## [EXERCISE BRIEF]
In the records below, reproduce exactly the lines from the one containing "Give me the Chart.js source for this chart." through the one containing "const lleLeftP = [2.534, 2.62, 4.0]", both included, and omit the pictures.

## [LISTED RECORDS]
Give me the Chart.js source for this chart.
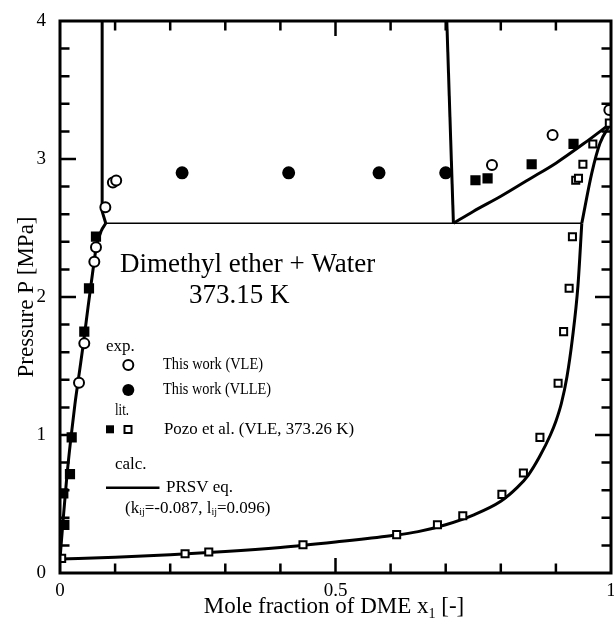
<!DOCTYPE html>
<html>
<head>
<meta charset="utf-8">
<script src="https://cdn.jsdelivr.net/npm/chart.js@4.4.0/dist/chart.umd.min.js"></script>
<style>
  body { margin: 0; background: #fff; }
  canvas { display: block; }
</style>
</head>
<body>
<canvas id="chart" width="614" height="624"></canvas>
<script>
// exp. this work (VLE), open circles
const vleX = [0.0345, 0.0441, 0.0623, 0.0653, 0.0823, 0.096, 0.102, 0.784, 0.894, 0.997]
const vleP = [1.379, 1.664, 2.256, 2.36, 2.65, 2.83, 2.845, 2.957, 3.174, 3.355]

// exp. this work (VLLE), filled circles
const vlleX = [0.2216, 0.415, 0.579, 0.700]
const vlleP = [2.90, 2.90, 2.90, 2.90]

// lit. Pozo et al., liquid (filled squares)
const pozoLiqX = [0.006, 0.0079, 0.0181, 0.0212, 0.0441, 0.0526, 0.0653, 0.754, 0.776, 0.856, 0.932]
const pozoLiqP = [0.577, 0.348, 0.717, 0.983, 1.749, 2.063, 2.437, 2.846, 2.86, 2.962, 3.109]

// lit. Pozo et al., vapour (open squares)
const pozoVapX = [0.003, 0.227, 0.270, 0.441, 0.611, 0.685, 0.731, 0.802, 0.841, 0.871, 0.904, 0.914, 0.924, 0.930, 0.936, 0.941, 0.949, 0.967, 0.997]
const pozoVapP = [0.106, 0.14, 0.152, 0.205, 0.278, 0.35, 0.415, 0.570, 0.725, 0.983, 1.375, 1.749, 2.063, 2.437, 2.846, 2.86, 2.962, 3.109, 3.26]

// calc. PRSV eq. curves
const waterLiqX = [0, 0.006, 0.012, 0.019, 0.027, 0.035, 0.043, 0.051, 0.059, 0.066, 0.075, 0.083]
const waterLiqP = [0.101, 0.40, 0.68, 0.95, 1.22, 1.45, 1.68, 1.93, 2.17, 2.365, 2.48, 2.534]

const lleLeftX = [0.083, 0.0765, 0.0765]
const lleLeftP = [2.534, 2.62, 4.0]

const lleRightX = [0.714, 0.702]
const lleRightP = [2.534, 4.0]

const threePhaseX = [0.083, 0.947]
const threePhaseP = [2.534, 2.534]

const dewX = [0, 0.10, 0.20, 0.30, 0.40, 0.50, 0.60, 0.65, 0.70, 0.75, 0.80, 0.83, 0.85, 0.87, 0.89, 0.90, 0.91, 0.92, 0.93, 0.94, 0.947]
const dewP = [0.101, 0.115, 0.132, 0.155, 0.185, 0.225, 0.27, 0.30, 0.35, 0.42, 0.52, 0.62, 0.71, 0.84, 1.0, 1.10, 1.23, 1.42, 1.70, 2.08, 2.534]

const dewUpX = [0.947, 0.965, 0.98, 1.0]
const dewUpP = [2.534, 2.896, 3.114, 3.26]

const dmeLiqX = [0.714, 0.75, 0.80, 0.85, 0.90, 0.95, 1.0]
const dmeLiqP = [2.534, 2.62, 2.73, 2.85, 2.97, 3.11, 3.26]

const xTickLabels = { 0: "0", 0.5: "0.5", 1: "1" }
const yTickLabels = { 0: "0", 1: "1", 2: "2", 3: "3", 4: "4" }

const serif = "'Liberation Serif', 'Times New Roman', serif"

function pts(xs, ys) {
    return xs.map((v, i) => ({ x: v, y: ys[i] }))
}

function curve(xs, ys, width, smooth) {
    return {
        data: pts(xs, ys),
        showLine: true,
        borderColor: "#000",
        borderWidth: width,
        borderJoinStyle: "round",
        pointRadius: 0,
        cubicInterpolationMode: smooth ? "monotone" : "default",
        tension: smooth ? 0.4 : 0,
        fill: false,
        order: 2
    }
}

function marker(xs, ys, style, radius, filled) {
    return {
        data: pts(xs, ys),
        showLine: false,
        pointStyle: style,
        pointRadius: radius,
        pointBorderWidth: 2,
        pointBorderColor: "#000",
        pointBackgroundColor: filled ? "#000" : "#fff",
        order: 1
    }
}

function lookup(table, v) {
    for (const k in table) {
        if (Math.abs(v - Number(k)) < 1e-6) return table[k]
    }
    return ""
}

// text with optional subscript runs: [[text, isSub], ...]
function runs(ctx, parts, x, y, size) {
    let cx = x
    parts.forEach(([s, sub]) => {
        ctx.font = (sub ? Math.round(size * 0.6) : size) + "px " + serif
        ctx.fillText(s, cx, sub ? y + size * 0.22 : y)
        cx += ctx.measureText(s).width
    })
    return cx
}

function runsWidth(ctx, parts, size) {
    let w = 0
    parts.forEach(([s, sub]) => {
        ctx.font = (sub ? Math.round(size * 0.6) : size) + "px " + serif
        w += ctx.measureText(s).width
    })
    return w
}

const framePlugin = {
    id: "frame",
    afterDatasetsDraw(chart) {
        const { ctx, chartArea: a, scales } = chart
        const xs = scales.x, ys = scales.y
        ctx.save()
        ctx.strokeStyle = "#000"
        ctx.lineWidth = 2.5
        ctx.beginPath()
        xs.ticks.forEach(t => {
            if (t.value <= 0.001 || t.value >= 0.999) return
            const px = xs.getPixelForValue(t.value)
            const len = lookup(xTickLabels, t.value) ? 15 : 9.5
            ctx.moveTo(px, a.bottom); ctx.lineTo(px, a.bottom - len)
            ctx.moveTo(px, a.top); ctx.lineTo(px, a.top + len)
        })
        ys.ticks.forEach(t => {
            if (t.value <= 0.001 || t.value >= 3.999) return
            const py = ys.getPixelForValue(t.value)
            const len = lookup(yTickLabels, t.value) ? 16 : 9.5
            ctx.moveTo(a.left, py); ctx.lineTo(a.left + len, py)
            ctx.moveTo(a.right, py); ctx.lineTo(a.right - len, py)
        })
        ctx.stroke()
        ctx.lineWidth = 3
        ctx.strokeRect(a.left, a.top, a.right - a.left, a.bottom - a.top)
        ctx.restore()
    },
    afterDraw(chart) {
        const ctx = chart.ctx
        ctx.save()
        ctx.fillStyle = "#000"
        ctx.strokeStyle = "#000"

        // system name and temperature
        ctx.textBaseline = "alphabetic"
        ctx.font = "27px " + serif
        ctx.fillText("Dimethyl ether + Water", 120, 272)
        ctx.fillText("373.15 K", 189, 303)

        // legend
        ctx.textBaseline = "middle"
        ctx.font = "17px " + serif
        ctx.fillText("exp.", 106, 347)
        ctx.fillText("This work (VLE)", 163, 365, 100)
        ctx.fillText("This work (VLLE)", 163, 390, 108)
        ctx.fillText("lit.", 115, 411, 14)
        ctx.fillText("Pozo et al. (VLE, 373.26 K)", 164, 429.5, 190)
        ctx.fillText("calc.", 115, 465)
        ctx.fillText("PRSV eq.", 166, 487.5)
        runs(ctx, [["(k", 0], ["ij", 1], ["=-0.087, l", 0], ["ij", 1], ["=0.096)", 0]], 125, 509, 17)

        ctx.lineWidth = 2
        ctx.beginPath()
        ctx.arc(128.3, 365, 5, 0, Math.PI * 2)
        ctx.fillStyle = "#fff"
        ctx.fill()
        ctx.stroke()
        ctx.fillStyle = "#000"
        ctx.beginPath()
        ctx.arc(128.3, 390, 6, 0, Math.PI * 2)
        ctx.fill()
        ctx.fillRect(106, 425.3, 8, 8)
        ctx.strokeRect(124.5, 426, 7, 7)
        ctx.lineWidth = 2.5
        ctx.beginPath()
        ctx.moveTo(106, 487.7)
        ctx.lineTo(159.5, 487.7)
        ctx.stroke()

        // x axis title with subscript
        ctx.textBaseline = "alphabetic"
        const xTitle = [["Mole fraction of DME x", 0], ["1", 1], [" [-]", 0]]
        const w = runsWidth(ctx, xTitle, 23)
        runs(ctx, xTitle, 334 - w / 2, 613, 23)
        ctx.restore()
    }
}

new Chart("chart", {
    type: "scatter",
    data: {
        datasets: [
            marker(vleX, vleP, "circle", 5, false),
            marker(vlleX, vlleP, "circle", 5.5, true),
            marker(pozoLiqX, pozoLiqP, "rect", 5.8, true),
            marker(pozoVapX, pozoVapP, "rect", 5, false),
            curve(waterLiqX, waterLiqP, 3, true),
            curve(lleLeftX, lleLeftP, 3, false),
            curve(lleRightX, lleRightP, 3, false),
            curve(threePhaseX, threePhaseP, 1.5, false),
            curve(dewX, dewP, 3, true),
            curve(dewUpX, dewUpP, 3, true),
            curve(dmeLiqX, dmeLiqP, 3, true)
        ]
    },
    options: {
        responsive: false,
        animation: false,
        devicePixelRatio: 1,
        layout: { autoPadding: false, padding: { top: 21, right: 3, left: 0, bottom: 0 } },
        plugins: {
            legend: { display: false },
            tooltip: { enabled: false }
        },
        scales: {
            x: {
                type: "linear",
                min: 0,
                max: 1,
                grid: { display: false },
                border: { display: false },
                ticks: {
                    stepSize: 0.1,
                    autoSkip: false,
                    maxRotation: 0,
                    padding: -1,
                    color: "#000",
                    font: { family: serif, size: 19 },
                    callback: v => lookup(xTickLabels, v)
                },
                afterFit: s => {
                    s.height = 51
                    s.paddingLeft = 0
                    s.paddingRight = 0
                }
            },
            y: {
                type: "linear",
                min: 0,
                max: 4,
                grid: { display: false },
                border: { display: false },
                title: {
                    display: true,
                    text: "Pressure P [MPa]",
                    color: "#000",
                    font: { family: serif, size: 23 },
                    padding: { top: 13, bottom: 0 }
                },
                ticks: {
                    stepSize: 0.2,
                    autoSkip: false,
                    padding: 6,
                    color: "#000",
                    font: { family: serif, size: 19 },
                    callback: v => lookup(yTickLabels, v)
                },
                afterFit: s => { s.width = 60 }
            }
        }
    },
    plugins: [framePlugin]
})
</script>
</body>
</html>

---

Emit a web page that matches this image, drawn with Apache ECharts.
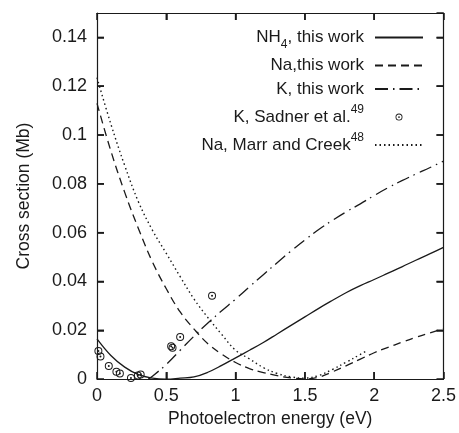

==

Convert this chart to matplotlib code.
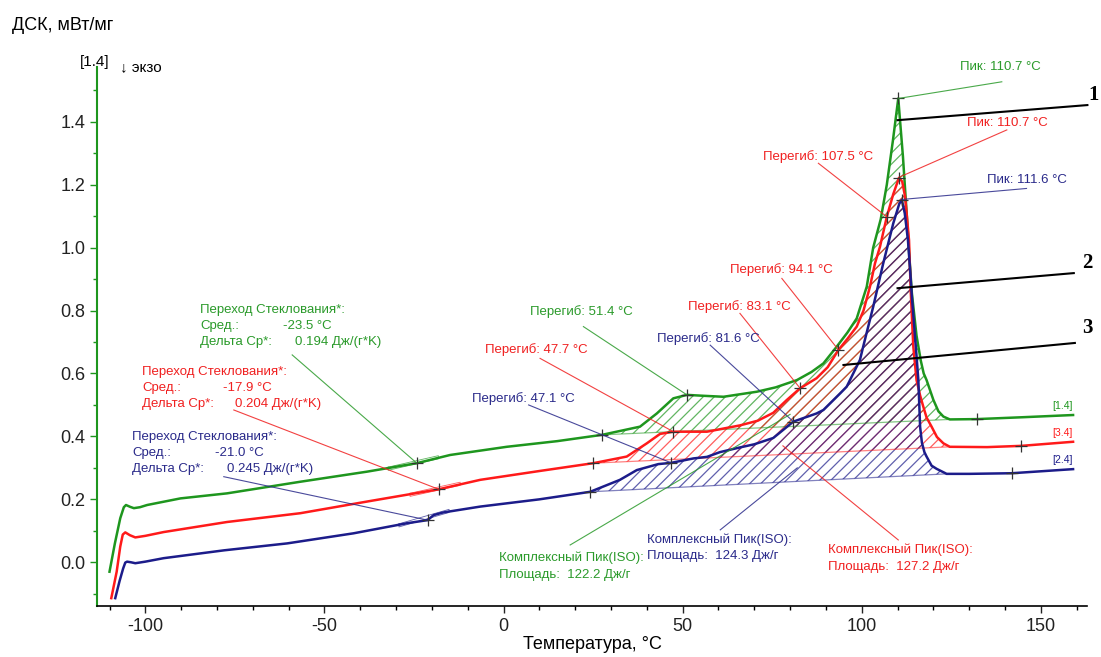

## [THE RESPONSE]
Give me the Chart.js source for this chart.
<!DOCTYPE html>
<html>
<head>
<meta charset="utf-8">
<script src="https://cdn.jsdelivr.net/npm/chart.js@4.4.0/dist/chart.umd.min.js"></script>
<style>
  body { margin: 0; background: #fff; }
  canvas { display: block; }
</style>
</head>
<body>
<canvas id="chart" width="614" height="624"></canvas>
<script>
// exp. this work (VLE), open circles
const vleX = [0.0345, 0.0441, 0.0623, 0.0653, 0.0823, 0.096, 0.102, 0.784, 0.894, 0.997]
const vleP = [1.379, 1.664, 2.256, 2.36, 2.65, 2.83, 2.845, 2.957, 3.174, 3.355]

// exp. this work (VLLE), filled circles
const vlleX = [0.2216, 0.415, 0.579, 0.700]
const vlleP = [2.90, 2.90, 2.90, 2.90]

// lit. Pozo et al., liquid (filled squares)
const pozoLiqX = [0.006, 0.0079, 0.0181, 0.0212, 0.0441, 0.0526, 0.0653, 0.754, 0.776, 0.856, 0.932]
const pozoLiqP = [0.577, 0.348, 0.717, 0.983, 1.749, 2.063, 2.437, 2.846, 2.86, 2.962, 3.109]

// lit. Pozo et al., vapour (open squares)
const pozoVapX = [0.003, 0.227, 0.270, 0.441, 0.611, 0.685, 0.731, 0.802, 0.841, 0.871, 0.904, 0.914, 0.924, 0.930, 0.936, 0.941, 0.949, 0.967, 0.997]
const pozoVapP = [0.106, 0.14, 0.152, 0.205, 0.278, 0.35, 0.415, 0.570, 0.725, 0.983, 1.375, 1.749, 2.063, 2.437, 2.846, 2.86, 2.962, 3.109, 3.26]

// calc. PRSV eq. curves
const waterLiqX = [0, 0.006, 0.012, 0.019, 0.027, 0.035, 0.043, 0.051, 0.059, 0.066, 0.075, 0.083]
const waterLiqP = [0.101, 0.40, 0.68, 0.95, 1.22, 1.45, 1.68, 1.93, 2.17, 2.365, 2.48, 2.534]

const lleLeftX = [0.083, 0.0765, 0.0765]
const lleLeftP = [2.534, 2.62, 4.0]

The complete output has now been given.